### Given material
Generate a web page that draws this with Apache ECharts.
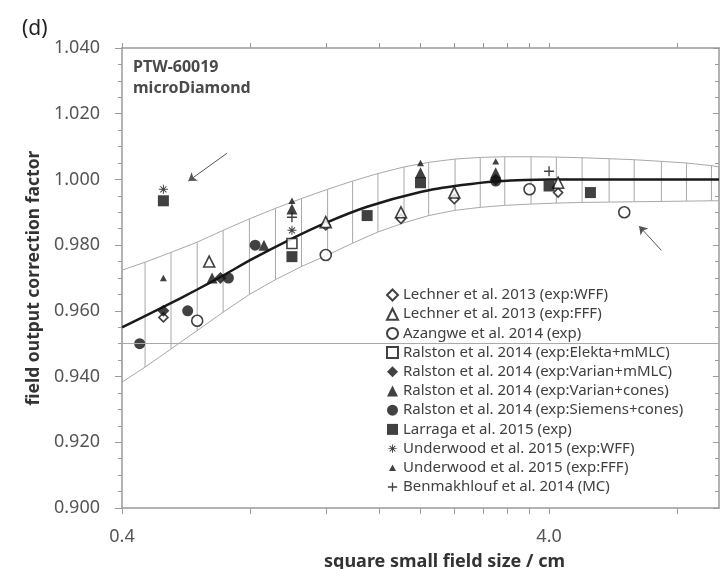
<!DOCTYPE html>
<html>
<head>
<meta charset="utf-8">
<title>PTW-60019 microDiamond - field output correction factor</title>
<script src="https://cdn.jsdelivr.net/npm/echarts@6.0.0/dist/echarts.min.js"></script>
<style>
  html, body { margin: 0; padding: 0; background: #fff; }
  #chart { width: 725px; height: 569px; }
</style>
</head>
<body>
<div id="chart"></div>
<script>
// Field sizes (cm) and correction factors
const lechnerWffX = [0.5, 1.2, 1.8, 2.4, 4.2];
const lechnerWffY = [0.958, 0.986, 0.988, 0.994, 0.996];
const lechnerFffX = [0.64, 1.2, 1.8, 2.4, 4.2];
const lechnerFffY = [0.975, 0.987, 0.990, 0.996, 0.999];
const azangweX = [0.6, 1.2, 3.6, 6.0];
const azangweY = [0.957, 0.977, 0.997, 0.990];
const ralstonElektaX = [1.0];
const ralstonElektaY = [0.9805];
const ralstonVarianMlcX = [0.5, 0.68, 3.0];
const ralstonVarianMlcY = [0.960, 0.970, 1.000];
const ralstonVarianConesX = [0.65, 0.86, 1.0, 2.0, 3.0];
const ralstonVarianConesY = [0.970, 0.980, 0.991, 1.002, 1.002];
const ralstonSiemensX = [0.44, 0.57, 0.71, 0.82, 3.0];
const ralstonSiemensY = [0.950, 0.960, 0.970, 0.980, 0.9995];
const larragaX = [0.5, 1.0, 1.5, 2.0, 4.0, 5.0];
const larragaY = [0.9935, 0.9765, 0.989, 0.999, 0.998, 0.996];
const underwoodWffX = [0.5, 1.0];
const underwoodWffY = [0.997, 0.9845];
const underwoodFffX = [0.5, 1.0, 2.0, 3.0];
const underwoodFffY = [0.970, 0.9935, 1.005, 1.0055];
const benmakhloufX = [1.0, 4.0];
const benmakhloufY = [0.9885, 1.0025];

// Fitted curve
const fitX = [0.4, 0.5, 0.6, 0.7, 0.8, 1.0, 1.2, 1.5, 2.0, 2.5, 3.0, 4.0, 6.0, 10];
const fitY = [0.955, 0.9612, 0.9665, 0.9712, 0.9755, 0.982, 0.9868, 0.9917, 0.9962, 0.9983, 0.9994, 1.000, 1.000, 1.000];

// Hatched uncertainty band (x, lower, upper)
const bandX = [0.4, 0.453, 0.521, 0.600, 0.690, 0.795, 0.915, 1.053, 1.212, 1.387, 1.59, 1.83,
               2.09, 2.41, 2.76, 3.15, 3.63, 4.16, 4.78, 5.53, 6.33, 7.33, 8.39, 9.6, 10];
const bandLow = [0.9383, 0.9429, 0.9484, 0.954, 0.9596, 0.9650, 0.9695, 0.9735, 0.9770, 0.9806, 0.9840, 0.9868,
                 0.989, 0.9906, 0.9915, 0.9921, 0.9925, 0.9928, 0.993, 0.9931, 0.9932, 0.9933, 0.9934, 0.9935, 0.9935];
const bandHigh = [0.9724, 0.9748, 0.9778, 0.9809, 0.9845, 0.9880, 0.9912, 0.9942, 0.9970, 0.9995, 1.0018, 1.0038,
                  1.0052, 1.0062, 1.0067, 1.0069, 1.0069, 1.0068, 1.0066, 1.0063, 1.006, 1.0055, 1.005, 1.0042, 1.0038];

// Axis ticks
const xLabelValues = [0.4, 4.0];
const xTickValues = [0.4, 0.8, 1.2, 1.6, 2.0, 2.4, 2.8, 3.2, 3.6, 4.0, 8.0];

const FONT = 'Noto Sans';
const pairs = (xs, ys) => xs.map((x, i) => [x, ys[i]]);

// small marker shapes (padded so they stay small in the legend too)
const asteriskPath = 'path://M0,0M12,12M5.5,1.5h1v9h-1z M1.5,5.5h9v1h-9z M2.6,3.3l0.7,-0.7l6.1,6.1l-0.7,0.7z M8.7,2.6l0.7,0.7l-6.1,6.1l-0.7,-0.7z';
const smallTriPath = 'path://M0,0M12,12M6,2.5L9.8,9.5L2.2,9.5Z';
const plusPath = 'path://M0,0M12,12M5.3,1h1.4v4.3h4.3v1.4h-4.3v4.3h-1.4v-4.3h-4.3v-1.4h4.3z';

const markerSeries = [
  { name: 'Lechner et al. 2013 (exp:WFF)', xs: lechnerWffX, ys: lechnerWffY, symbol: 'diamond', size: 9, fill: '#fff' },
  { name: 'Lechner et al. 2013 (exp:FFF)', xs: lechnerFffX, ys: lechnerFffY, symbol: 'triangle', size: 11, fill: '#fff' },
  { name: 'Azangwe et al. 2014 (exp)', xs: azangweX, ys: azangweY, symbol: 'circle', size: 11, fill: '#fff' },
  { name: 'Ralston et al. 2014 (exp:Elekta+mMLC)', xs: ralstonElektaX, ys: ralstonElektaY, symbol: 'rect', size: 10, fill: '#fff' },
  { name: 'Ralston et al. 2014 (exp:Varian+mMLC)', xs: ralstonVarianMlcX, ys: ralstonVarianMlcY, symbol: 'diamond', size: 12, fill: '#111' },
  { name: 'Ralston et al. 2014 (exp:Varian+cones)', xs: ralstonVarianConesX, ys: ralstonVarianConesY, symbol: 'triangle', size: 11, fill: '#111' },
  { name: 'Ralston et al. 2014 (exp:Siemens+cones)', xs: ralstonSiemensX, ys: ralstonSiemensY, symbol: 'circle', size: 11, fill: '#111' },
  { name: 'Larraga et al. 2015 (exp)', xs: larragaX, ys: larragaY, symbol: 'rect', size: 11, fill: '#111' },
  { name: 'Underwood et al. 2015 (exp:WFF)', xs: underwoodWffX, ys: underwoodWffY, symbol: asteriskPath, size: 12, fill: '#111' },
  { name: 'Underwood et al. 2015 (exp:FFF)', xs: underwoodFffX, ys: underwoodFffY, symbol: smallTriPath, size: 11, fill: '#111' },
  { name: 'Benmakhlouf et al. 2014 (MC)', xs: benmakhloufX, ys: benmakhloufY, symbol: plusPath, size: 12, fill: '#111' }
];

const axisGray = '#9a9a9a';

const chart = echarts.init(document.getElementById('chart'));

const series = [
  {
    name: 'band hatch',
    type: 'custom',
    xAxisIndex: 0, yAxisIndex: 0,
    z: 1, silent: true,
    data: bandX.map((x, i) => [x, bandLow[i], bandHigh[i]]),
    renderItem: function (params, api) {
      const top = api.coord([api.value(0), api.value(2)]);
      const bot = api.coord([api.value(0), api.value(1)]);
      return {
        type: 'line',
        shape: { x1: top[0], y1: top[1], x2: bot[0], y2: bot[1] },
        style: { stroke: '#a8a8a8', lineWidth: 1 }
      };
    }
  },
  {
    name: 'band upper',
    type: 'line', z: 1, silent: true,
    showSymbol: false, smooth: false,
    lineStyle: { color: '#a8a8a8', width: 1 },
    data: pairs(bandX, bandHigh),
    markLine: {
      silent: true,
      symbol: ['none', 'arrow'], symbolSize: 8,
      label: { show: false },
      lineStyle: { color: '#555', width: 1, type: 'solid' },
      data: [
        [{ coord: [0.705, 1.008] }, { coord: [0.572, 0.9995] }],
        [{ coord: [7.33, 0.9784] }, { coord: [6.5, 0.9858] }]
      ]
    }
  },
  {
    name: 'band lower',
    type: 'line', z: 1, silent: true,
    showSymbol: false, smooth: false,
    lineStyle: { color: '#a8a8a8', width: 1 },
    data: pairs(bandX, bandLow),
    markLine: {
      silent: true, symbol: 'none',
      label: { show: false },
      lineStyle: { color: '#aaa', width: 1, type: 'solid' },
      data: [{ yAxis: 0.95 }]
    }
  },
  {
    name: 'fit',
    type: 'line', z: 2, silent: true,
    showSymbol: false, smooth: 0.25,
    lineStyle: { color: '#1a1a1a', width: 2.5 },
    data: pairs(fitX, fitY)
  }
];

markerSeries.forEach(s => {
  series.push({
    name: s.name,
    type: 'scatter',
    z: 3,
    symbol: s.symbol,
    symbolSize: s.size,
    itemStyle: {
      color: s.fill,
      borderColor: '#111',
      borderWidth: s.fill === '#fff' ? 1.6 : 0
    },
    data: pairs(s.xs, s.ys)
  });
});

const option = {
  animation: false,
  backgroundColor: '#fff',
  textStyle: { fontFamily: FONT },
  title: [
    { text: '(d)', left: 17, top: 14, padding: 5,
      textStyle: { fontFamily: FONT, fontSize: 21, fontWeight: 'normal', color: '#222' } },
    { text: 'PTW-60019\nmicroDiamond', left: 128, top: 52, padding: 5,
      textStyle: { fontFamily: FONT, fontSize: 16, fontWeight: 'bold', color: '#4a4a4a', lineHeight: 21 } }
  ],
  grid: { left: 122, top: 48, width: 597, height: 460, containLabel: false, outerBoundsMode: 'none' },
  legend: {
    orient: 'vertical',
    left: 378, top: 283,
    backgroundColor: '#fff',
    padding: [4, 10, 4, 8],
    itemWidth: 11, itemHeight: 11, itemGap: 3.2,
    selectedMode: false,
    textStyle: { fontFamily: FONT, fontSize: 15, color: '#404040', lineHeight: 16 },
    data: markerSeries.map(s => s.name)
  },
  xAxis: [
    {
      type: 'log', logBase: 10, min: 0.4, max: 10, position: 'bottom',
      name: 'square small field size / cm',
      nameLocation: 'middle', nameGap: 45,
      nameTextStyle: { fontFamily: FONT, fontSize: 18, fontWeight: 'bold', color: '#333', padding: [0, 0, 0, 48] },
      axisLine: { show: true, onZero: false, lineStyle: { color: axisGray, width: 1.5 } },
      axisTick: { show: true, customValues: xTickValues, length: 6, lineStyle: { color: axisGray } },
      axisLabel: { customValues: xLabelValues, formatter: v => Number(v).toFixed(1),
                   margin: 20, fontFamily: FONT, fontSize: 18, color: '#555' },
      splitLine: { show: false }
    },
    {
      type: 'log', logBase: 10, min: 0.4, max: 10, position: 'top',
      axisLine: { show: true, onZero: false, lineStyle: { color: axisGray, width: 1.5 } },
      axisTick: { show: true, customValues: xTickValues, length: 5, lineStyle: { color: axisGray } },
      axisLabel: { show: false },
      splitLine: { show: false }
    }
  ],
  yAxis: [
    {
      type: 'value', min: 0.9, max: 1.04, interval: 0.02, position: 'left',
      name: 'field output correction factor',
      nameLocation: 'middle', nameGap: 78,
      nameTextStyle: { fontFamily: FONT, fontSize: 17.5, fontWeight: 'bold', color: '#333' },
      axisLine: { show: true, onZero: false, lineStyle: { color: axisGray, width: 1.5 } },
      axisTick: { show: true, length: 7, lineStyle: { color: axisGray } },
      minorTick: { show: true, splitNumber: 4, length: 4, lineStyle: { color: axisGray } },
      axisLabel: { formatter: v => v.toFixed(3), margin: 22, fontFamily: FONT, fontSize: 18, color: '#555' },
      splitLine: { show: false }
    },
    {
      type: 'value', min: 0.9, max: 1.04, interval: 0.02, position: 'right',
      axisLine: { show: true, onZero: false, lineStyle: { color: axisGray, width: 1.5 } },
      axisTick: { show: true, inside: true, length: 6, lineStyle: { color: axisGray } },
      minorTick: { show: true, splitNumber: 4, length: 4, lineStyle: { color: axisGray } },
      axisLabel: { show: false },
      splitLine: { show: false }
    }
  ],
  series: series
};

chart.setOption(option);
</script>
</body>
</html>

### Task statement
Restate the data word for word from its first line through the line with "1.000, 1.000, 1.000];", leaving out any picture along the way.

### Written solution
Generate a web page that draws this with Apache ECharts.
<!DOCTYPE html>
<html>
<head>
<meta charset="utf-8">
<title>PTW-60019 microDiamond - field output correction factor</title>
<script src="https://cdn.jsdelivr.net/npm/echarts@6.0.0/dist/echarts.min.js"></script>
<style>
  html, body { margin: 0; padding: 0; background: #fff; }
  #chart { width: 725px; height: 569px; }
</style>
</head>
<body>
<div id="chart"></div>
<script>
// Field sizes (cm) and correction factors
const lechnerWffX = [0.5, 1.2, 1.8, 2.4, 4.2];
const lechnerWffY = [0.958, 0.986, 0.988, 0.994, 0.996];
const lechnerFffX = [0.64, 1.2, 1.8, 2.4, 4.2];
const lechnerFffY = [0.975, 0.987, 0.990, 0.996, 0.999];
const azangweX = [0.6, 1.2, 3.6, 6.0];
const azangweY = [0.957, 0.977, 0.997, 0.990];
const ralstonElektaX = [1.0];
const ralstonElektaY = [0.9805];
const ralstonVarianMlcX = [0.5, 0.68, 3.0];
const ralstonVarianMlcY = [0.960, 0.970, 1.000];
const ralstonVarianConesX = [0.65, 0.86, 1.0, 2.0, 3.0];
const ralstonVarianConesY = [0.970, 0.980, 0.991, 1.002, 1.002];
const ralstonSiemensX = [0.44, 0.57, 0.71, 0.82, 3.0];
const ralstonSiemensY = [0.950, 0.960, 0.970, 0.980, 0.9995];
const larragaX = [0.5, 1.0, 1.5, 2.0, 4.0, 5.0];
const larragaY = [0.9935, 0.9765, 0.989, 0.999, 0.998, 0.996];
const underwoodWffX = [0.5, 1.0];
const underwoodWffY = [0.997, 0.9845];
const underwoodFffX = [0.5, 1.0, 2.0, 3.0];
const underwoodFffY = [0.970, 0.9935, 1.005, 1.0055];
const benmakhloufX = [1.0, 4.0];
const benmakhloufY = [0.9885, 1.0025];

// Fitted curve
const fitX = [0.4, 0.5, 0.6, 0.7, 0.8, 1.0, 1.2, 1.5, 2.0, 2.5, 3.0, 4.0, 6.0, 10];
const fitY = [0.955, 0.9612, 0.9665, 0.9712, 0.9755, 0.982, 0.9868, 0.9917, 0.9962, 0.9983, 0.9994, 1.000, 1.000, 1.000];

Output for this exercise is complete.